Figure scripts
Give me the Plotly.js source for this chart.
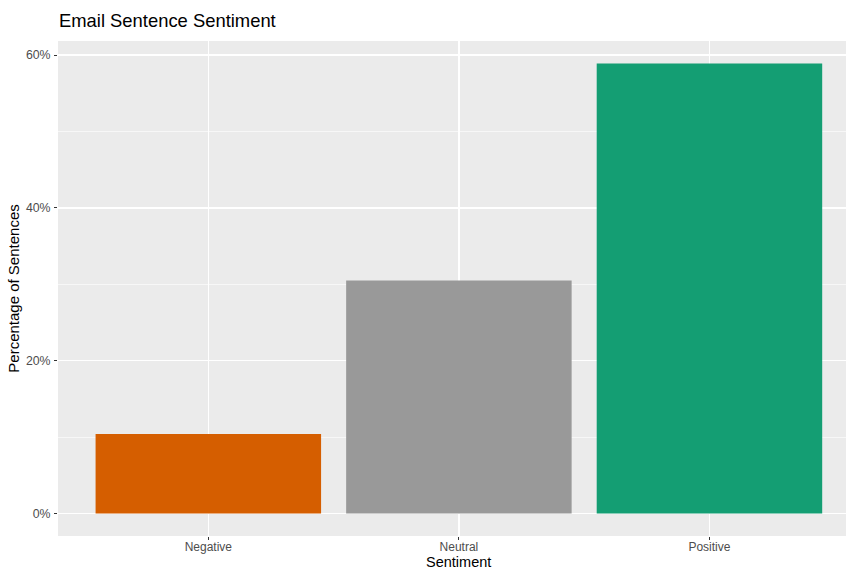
<!DOCTYPE html>
<html>
<head>
<meta charset="utf-8">
<script src="https://cdn.plot.ly/plotly-3.0.1.min.js"></script>
<style>html,body{margin:0;padding:0;background:#fff;}#chart{width:846px;height:569px;}</style>
</head>
<body>
<div id="chart"></div>
<script>
var categories = ["Negative", "Neutral", "Positive"];
var percentages = [10.4, 30.5, 58.9];
var barColors = ["#D55E00", "#999999", "#149E73"];
var yTickValues = [0, 20, 40, 60];
var yTickLabels = ["0%", "20%", "40%", "60%"];
var yMinorValues = [10, 30, 50];

var font = "Liberation Sans, Arial, Helvetica, sans-serif";

var trace = {
  type: "bar",
  x: categories,
  y: percentages,
  marker: {color: barColors, line: {width: 0}},
  width: 0.9,
  hoverinfo: "x+y"
};

var layout = {
  width: 846,
  height: 569,
  margin: {l: 58, r: 0, t: 41, b: 33, pad: 0},
  paper_bgcolor: "#FFFFFF",
  plot_bgcolor: "#EBEBEB",
  showlegend: false,
  bargap: 0.1,
  title: {
    text: "Email Sentence Sentiment",
    x: 59 / 846, xanchor: "left", xref: "container",
    y: 1 - 21 / 569, yanchor: "middle", yref: "container",
    font: {family: font, size: 18.4, color: "#000000"}
  },
  xaxis: {
    type: "category",
    range: [-0.6, 2.545],
    showgrid: true,
    gridcolor: "#FFFFFF",
    gridwidth: 1.4,
    zeroline: false,
    showline: false,
    ticks: "outside",
    ticklen: 3,
    tickwidth: 1,
    tickcolor: "#333333",
    ticklabelstandoff: -3,
    tickfont: {family: font, size: 12, color: "#4D4D4D"}
  },
  yaxis: {
    range: [-2.945, 61.85],
    tickvals: yTickValues,
    ticktext: yTickLabels,
    showgrid: true,
    gridcolor: "#FFFFFF",
    gridwidth: 1.4,
    zeroline: false,
    showline: false,
    ticks: "outside",
    ticklen: 3,
    tickwidth: 1,
    tickcolor: "#333333",
    ticklabelstandoff: 1,
    tickfont: {family: font, size: 12.3, color: "#4D4D4D"},
    minor: {tickvals: yMinorValues, showgrid: true, gridcolor: "#FAFAFA", gridwidth: 0.8, ticks: ""},
    title: {text: "Percentage of Sentences", font: {family: font, size: 15, color: "#000000"}, standoff: 2}
  },
  annotations: [{
    text: "Sentiment",
    xref: "x", x: 1,
    yref: "paper", y: -(553 - 536) / 495, yanchor: "top",
    borderpad: 0,
    showarrow: false,
    font: {family: font, size: 14.5, color: "#000000"}
  }]
};

Plotly.newPlot("chart", [trace], layout, {displayModeBar: false, staticPlot: true});
</script>
</body>
</html>
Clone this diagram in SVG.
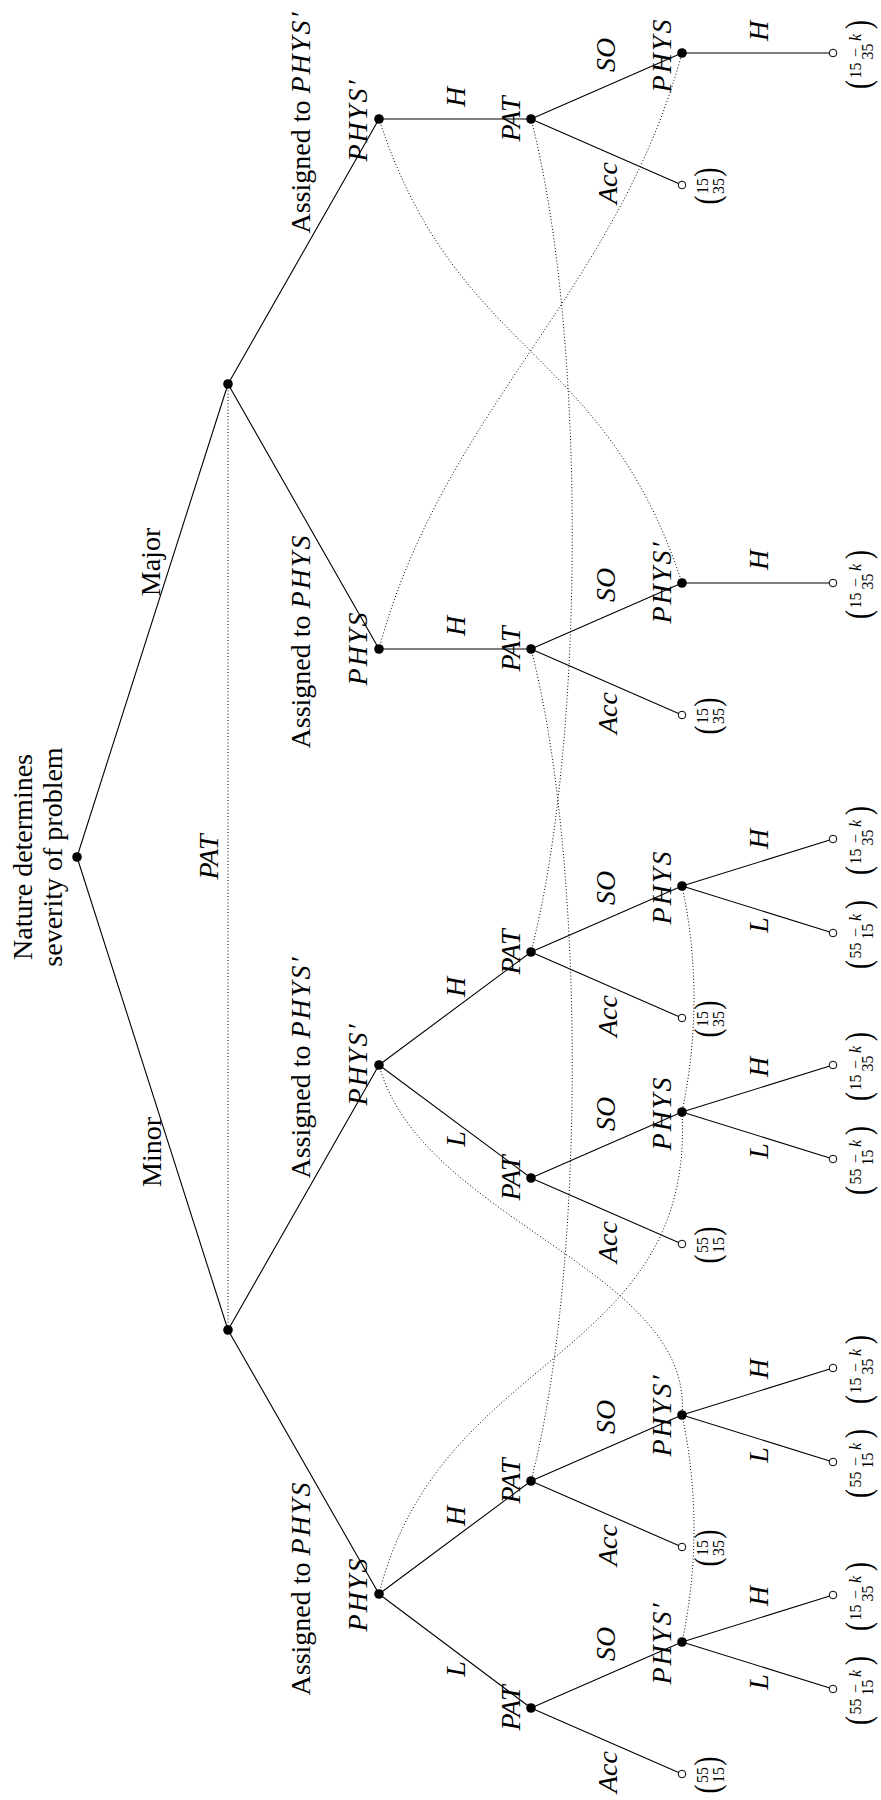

- **Prompt**:
Reproduce each entry precisely. Leave the pictures out.

- **Expected answer**:
Give me the Plotly.js source for this chart.
<!DOCTYPE html>
<html>
<head>
<meta charset="utf-8">
<script src="https://cdn.plot.ly/plotly-3.0.1.min.js"></script>
<style>html,body{margin:0;padding:0;background:#fff;}#chart{width:846px;height:569px;}</style>
</head>
<body>
<div id="chart"></div>
<script>
var categories = ["Negative", "Neutral", "Positive"];
var percentages = [10.4, 30.5, 58.9];
var barColors = ["#D55E00", "#999999", "#149E73"];
var yTickValues = [0, 20, 40, 60];
var yTickLabels = ["0%", "20%", "40%", "60%"];
var yMinorValues = [10, 30, 50];

var font = "Liberation Sans, Arial, Helvetica, sans-serif";

var trace = {
  type: "bar",
  x: categories,
  y: percentages,
  marker: {color: barColors, line: {width: 0}},
  width: 0.9,
  hoverinfo: "x+y"
};

var layout = {
  width: 846,
  height: 569,
  margin: {l: 58, r: 0, t: 41, b: 33, pad: 0},
  paper_bgcolor: "#FFFFFF",
  plot_bgcolor: "#EBEBEB",
  showlegend: false,
  bargap: 0.1,
  title: {
    text: "Email Sentence Sentiment",
    x: 59 / 846, xanchor: "left", xref: "container",
    y: 1 - 21 / 569, yanchor: "middle", yref: "container",
    font: {family: font, size: 18.4, color: "#000000"}
  },
  xaxis: {
    type: "category",
    range: [-0.6, 2.545],
    showgrid: true,
    gridcolor: "#FFFFFF",
    gridwidth: 1.4,
    zeroline: false,
    showline: false,
    ticks: "outside",
    ticklen: 3,
    tickwidth: 1,
    tickcolor: "#333333",
    ticklabelstandoff: -3,
    tickfont: {family: font, size: 12, color: "#4D4D4D"}
  },
  yaxis: {
    range: [-2.945, 61.85],
    tickvals: yTickValues,
    ticktext: yTickLabels,
    showgrid: true,
    gridcolor: "#FFFFFF",
    gridwidth: 1.4,
    zeroline: false,
    showline: false,
    ticks: "outside",
    ticklen: 3,
    tickwidth: 1,
    tickcolor: "#333333",
    ticklabelstandoff: 1,
    tickfont: {family: font, size: 12.3, color: "#4D4D4D"},
    minor: {tickvals: yMinorValues, showgrid: true, gridcolor: "#FAFAFA", gridwidth: 0.8, ticks: ""},
    title: {text: "Percentage of Sentences", font: {family: font, size: 15, color: "#000000"}, standoff: 2}
  },
  annotations: [{
    text: "Sentiment",
    xref: "x", x: 1,
    yref: "paper", y: -(553 - 536) / 495, yanchor: "top",
    borderpad: 0,
    showarrow: false,
    font: {family: font, size: 14.5, color: "#000000"}
  }]
};

Plotly.newPlot("chart", [trace], layout, {displayModeBar: false, staticPlot: true});
</script>
</body>
</html>
Clone this diagram in SVG.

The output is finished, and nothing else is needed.